I then wondered outside again, looking for dinner. I toyed between buying something cheap to take back to me room, finding somewhere cheap to eat, and then returning back to my room, or finding somewhere nicer and settling in for a few hours. The only place that would satisfy the latter and obviously superior option, was the cafe/bar where I'd had breakfast that morning.
I was a little self conscious to eat a meal alone at the same place twice in one day.. ..but as it dawned on me it was by far the least miserable option, I took it.
The waitress. I don't know her name, but I know she was lovely. A redhead, cheery, she asked me where I was from and scored big as a friendly face, found amidst several days of solo winter blues. Well...not blues.. ...but only so because I'd been too busy to introspect.
At the end of every interaction - she came and left my table about half a dozen times over the evening - I was grasping and failing to find a way to say "you're lovely". In fact, I was also grasping (a little) and failing (completely) to say, "come to my room, lie on my bed, and lets chat and cuddle". In the latter case, the failure was probably all for the best.
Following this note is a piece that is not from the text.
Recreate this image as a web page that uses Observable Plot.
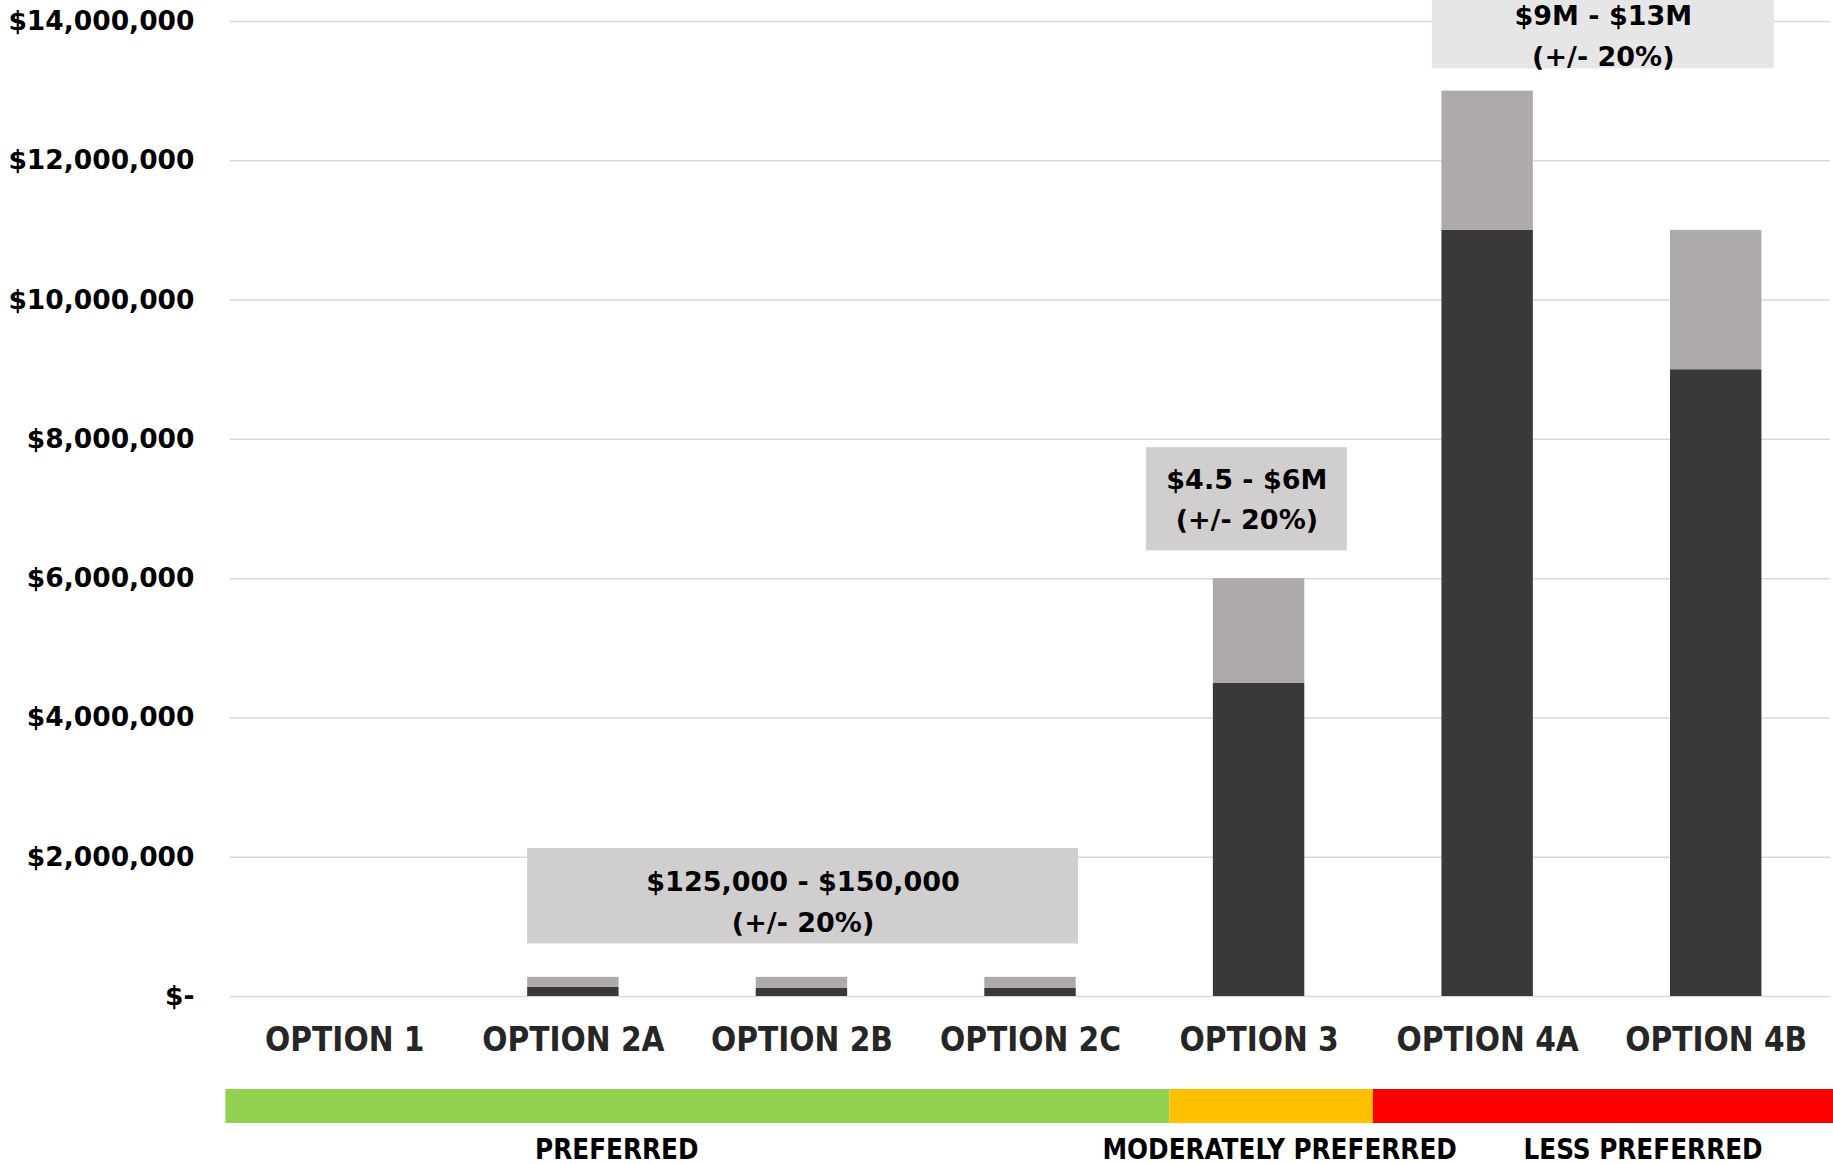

As each interaction came and went I felt a bit more frustrated I hadn't really expressed anything to her along the lines I wanted to - just lots of slightly blundering smiles and nods - (in fact at one point I agreed to something being added to my desert completely unaware of what it may be, because I could only take in her welcoming aura and had no attention left for what she was actually saying!) - but no more the wiser as to who I could do this and it not be and seem overly rehearsed, unnatural and slightly spoil the evening.
I've often wondered at, and hated, the fact that some things in life require a certain level of relaxation to be achieved, but realising that does not help relax - in fact it can hinder it! I don't think I managed this any better this evening, but come the time I paid for the bill, and accepting her best wishes for the rest of my stay here, my desire to say something nice and the realisation time was almost up, gave rise to an urgency that could almost have been mistaken for spontaneity, and I simply said "Thank you for being so lovely", and she smiled and told me it was quite alright.
I hope to see her there again. I know come finer weather, new friends and all the rest, perspectives change. But I am who I am today; and she is gorgeous in the only way that really counts.